Christina will be receiving Jane Austen's Guide to Dating by Lauren Henderson, So You Think You Know Jane Austen? A Literary Quizbook by John Sutherland and Dierdre Le Faye, Jane Austen's Guide to Good Manners by Josephine Ross, a box of Jane Austen notecards and, of course, the amazing Jane Austen action figure! Christina, can you please e-mail me via the contact form on my website so we can arrange mailing sometime after this holiday weekend?
The noodling around on the internet that I've done as we held our Jane Austen extravaganza has pointed up an interesting fact: Jane Austen is big business. Look at the books we're giving away above...what other 19th century author has spawned such titles? Can you picture, say, Thomas Hardy's Guide to Living Happily Ever After, or Henry James's Simple Country Living Stylebook? But joking aside, I don't think any other author has inspired modern books like these.
And then there are the Jane Austen continuations and fictionalized biographies. My November issue of The Historical Novels Review had reviews of no fewer than six Jane Austen "sequels" or other Jane-related fiction: Eliza's Daughter by Joan Aiken, Cassandra and Jane by Jill Pitkeathley, The Darcys and the Bingleys by Marsha Altman, Pemberley Shades by D.A. Bonavia-Hunt, Lydia Bennett's Story by Jane Odiwe, and Impulse and Initiative: A Pride and Prejudice Variation by Abigail Reynolds. And there are dozens of others, some more fanciful and free-wheeling, others as close to JA as their authors could make them.
What about Jane on the silver screen? Every one of her completed novels has been made into a movie, be it for Hollywood or for release on television--some of them several times. Battles rage between Laurence Olivier-as-Darcy fans and the Colin Firth supporters (not to mention Matthew Macfadyen), and the Keira Knightly movie vs. the A&E miniseries. (I have my preferences, of course...can you guess?)

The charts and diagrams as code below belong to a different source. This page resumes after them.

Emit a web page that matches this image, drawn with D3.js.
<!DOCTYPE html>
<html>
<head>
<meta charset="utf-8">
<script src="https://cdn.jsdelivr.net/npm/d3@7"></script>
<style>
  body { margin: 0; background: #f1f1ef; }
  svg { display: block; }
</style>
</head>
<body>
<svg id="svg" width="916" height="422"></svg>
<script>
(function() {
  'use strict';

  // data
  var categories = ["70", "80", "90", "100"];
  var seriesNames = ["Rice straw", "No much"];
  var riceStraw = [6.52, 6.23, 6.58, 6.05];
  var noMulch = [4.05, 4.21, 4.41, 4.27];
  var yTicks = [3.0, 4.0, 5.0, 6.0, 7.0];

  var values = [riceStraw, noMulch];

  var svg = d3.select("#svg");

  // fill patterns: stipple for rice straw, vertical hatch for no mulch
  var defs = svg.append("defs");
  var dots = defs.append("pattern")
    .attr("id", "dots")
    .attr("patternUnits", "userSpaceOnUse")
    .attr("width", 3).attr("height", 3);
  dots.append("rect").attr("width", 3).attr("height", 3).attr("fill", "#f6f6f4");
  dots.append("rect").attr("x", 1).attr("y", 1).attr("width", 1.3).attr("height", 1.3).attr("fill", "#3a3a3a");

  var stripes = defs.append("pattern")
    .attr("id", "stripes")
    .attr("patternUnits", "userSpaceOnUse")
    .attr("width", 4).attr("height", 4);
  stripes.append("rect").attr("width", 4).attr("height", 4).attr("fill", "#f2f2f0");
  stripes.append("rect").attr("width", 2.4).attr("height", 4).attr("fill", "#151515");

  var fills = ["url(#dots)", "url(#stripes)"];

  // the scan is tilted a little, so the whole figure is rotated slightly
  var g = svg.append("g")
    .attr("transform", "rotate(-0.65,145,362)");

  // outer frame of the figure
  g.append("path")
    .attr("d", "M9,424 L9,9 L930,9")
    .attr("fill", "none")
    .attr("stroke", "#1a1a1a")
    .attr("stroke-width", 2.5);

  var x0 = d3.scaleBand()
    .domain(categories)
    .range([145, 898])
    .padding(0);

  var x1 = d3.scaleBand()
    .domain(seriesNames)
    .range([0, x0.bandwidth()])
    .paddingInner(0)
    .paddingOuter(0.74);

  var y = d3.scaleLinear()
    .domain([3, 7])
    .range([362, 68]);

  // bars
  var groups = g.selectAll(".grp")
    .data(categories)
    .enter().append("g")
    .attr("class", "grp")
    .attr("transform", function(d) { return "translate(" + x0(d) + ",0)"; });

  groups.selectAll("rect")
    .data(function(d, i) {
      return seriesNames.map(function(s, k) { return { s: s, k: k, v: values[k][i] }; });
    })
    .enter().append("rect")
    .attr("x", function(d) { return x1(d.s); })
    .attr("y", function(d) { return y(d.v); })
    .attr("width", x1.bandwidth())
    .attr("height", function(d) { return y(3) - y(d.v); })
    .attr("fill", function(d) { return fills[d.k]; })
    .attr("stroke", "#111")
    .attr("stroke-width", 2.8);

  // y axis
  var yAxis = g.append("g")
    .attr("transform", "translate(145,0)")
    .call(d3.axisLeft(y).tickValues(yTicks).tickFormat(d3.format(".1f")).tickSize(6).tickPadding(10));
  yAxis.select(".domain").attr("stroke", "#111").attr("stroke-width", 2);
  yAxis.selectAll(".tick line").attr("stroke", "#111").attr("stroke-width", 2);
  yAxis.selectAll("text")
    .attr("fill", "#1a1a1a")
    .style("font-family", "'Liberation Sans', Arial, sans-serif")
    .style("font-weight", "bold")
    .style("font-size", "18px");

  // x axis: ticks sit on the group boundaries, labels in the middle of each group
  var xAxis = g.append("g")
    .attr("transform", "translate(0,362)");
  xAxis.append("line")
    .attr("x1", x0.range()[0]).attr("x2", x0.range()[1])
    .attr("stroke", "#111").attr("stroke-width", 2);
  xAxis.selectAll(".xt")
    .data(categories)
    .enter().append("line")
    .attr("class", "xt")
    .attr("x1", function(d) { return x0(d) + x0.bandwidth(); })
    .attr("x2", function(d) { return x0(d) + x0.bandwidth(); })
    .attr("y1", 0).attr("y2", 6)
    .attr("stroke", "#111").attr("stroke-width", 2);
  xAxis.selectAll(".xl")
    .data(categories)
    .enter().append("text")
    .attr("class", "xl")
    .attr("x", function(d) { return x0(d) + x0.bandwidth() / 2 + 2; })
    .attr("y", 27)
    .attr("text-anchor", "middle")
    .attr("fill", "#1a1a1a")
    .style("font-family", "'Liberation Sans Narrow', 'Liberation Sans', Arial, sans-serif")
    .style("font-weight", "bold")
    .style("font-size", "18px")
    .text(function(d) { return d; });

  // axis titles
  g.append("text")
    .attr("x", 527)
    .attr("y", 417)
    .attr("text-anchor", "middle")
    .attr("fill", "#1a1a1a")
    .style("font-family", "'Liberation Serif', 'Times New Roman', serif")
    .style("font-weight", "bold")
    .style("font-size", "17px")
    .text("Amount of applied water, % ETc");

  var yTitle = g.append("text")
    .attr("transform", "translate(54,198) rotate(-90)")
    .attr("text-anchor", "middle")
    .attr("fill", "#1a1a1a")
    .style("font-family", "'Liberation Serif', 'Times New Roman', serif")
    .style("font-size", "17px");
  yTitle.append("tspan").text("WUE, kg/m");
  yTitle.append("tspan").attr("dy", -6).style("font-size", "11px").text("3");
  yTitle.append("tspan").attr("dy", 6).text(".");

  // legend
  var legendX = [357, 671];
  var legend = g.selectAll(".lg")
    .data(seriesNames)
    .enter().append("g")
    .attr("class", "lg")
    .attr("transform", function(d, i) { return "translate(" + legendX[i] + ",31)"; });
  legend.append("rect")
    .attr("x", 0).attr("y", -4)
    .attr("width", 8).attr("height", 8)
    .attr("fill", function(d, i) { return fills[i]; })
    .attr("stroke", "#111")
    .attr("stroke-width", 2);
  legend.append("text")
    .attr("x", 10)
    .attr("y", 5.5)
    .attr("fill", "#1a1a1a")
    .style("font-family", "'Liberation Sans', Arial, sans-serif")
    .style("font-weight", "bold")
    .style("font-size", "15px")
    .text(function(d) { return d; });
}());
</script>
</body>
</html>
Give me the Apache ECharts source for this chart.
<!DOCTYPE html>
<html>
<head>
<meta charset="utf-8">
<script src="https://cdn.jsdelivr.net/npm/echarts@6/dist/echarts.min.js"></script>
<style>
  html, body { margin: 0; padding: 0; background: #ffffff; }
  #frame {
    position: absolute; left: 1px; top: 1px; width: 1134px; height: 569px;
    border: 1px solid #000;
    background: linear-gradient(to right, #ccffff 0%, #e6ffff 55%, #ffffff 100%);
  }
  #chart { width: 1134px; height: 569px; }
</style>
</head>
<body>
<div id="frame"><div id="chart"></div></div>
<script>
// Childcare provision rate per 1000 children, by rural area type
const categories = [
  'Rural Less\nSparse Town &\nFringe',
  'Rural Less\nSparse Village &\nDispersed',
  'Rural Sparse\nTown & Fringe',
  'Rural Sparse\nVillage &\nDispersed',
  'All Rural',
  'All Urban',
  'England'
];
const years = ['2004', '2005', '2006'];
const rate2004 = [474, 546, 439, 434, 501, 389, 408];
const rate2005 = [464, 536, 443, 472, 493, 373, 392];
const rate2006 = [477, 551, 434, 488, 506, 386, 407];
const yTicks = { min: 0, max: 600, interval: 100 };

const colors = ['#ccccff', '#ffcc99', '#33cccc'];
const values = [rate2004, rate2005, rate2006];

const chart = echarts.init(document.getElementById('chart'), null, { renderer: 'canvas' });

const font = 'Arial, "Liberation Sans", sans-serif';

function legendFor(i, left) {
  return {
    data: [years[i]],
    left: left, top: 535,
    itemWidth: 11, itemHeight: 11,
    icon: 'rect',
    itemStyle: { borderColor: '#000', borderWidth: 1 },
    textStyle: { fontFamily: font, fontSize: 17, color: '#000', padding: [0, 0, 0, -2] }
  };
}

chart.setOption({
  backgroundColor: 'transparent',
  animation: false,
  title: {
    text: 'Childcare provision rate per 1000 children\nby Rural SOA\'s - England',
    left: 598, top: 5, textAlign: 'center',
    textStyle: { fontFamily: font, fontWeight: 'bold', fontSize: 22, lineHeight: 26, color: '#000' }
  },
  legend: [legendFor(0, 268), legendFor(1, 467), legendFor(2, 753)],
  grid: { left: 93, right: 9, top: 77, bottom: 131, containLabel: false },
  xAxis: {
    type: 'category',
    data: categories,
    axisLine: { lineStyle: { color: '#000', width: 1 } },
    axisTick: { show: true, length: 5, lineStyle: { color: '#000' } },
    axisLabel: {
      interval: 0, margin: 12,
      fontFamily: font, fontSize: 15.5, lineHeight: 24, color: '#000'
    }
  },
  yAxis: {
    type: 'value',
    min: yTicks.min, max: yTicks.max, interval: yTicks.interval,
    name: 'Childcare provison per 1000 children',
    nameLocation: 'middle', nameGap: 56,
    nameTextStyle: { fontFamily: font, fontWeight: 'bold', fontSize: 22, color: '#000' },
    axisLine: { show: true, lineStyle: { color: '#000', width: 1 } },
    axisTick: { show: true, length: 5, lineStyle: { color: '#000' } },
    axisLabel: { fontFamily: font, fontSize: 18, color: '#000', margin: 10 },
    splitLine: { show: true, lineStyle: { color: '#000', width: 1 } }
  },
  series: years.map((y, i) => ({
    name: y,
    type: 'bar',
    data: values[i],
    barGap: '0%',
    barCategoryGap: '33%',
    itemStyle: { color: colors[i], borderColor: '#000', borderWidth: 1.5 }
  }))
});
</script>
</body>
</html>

Lastly, there's fan fiction and the internet. Googling "Jane Austen fan fiction" showed nearly 90,000 hits for hundreds of sites, and included Yahoo Groups for JA fan fiction not to mention fabulous sites like The Republic of Pemberley for all things Jane. Um, wow.
So to close our Jane Austen celebration, I'm going to ask you a few questions:
- What is it about Jane Austen--why do you think she still speaks so clearly to people today?
- What's your favorite JA sequel or JA-related fiction or movie/TV version of JA?
- Are you a secret (or not-so-secret) JA fan fiction writer?
And finally, Regina and I wish you a very happy and healthy 2009, thank you for visiting and chatting with us at Nineteenteen over the last year, and hope you'll continue to do so in the new year to come!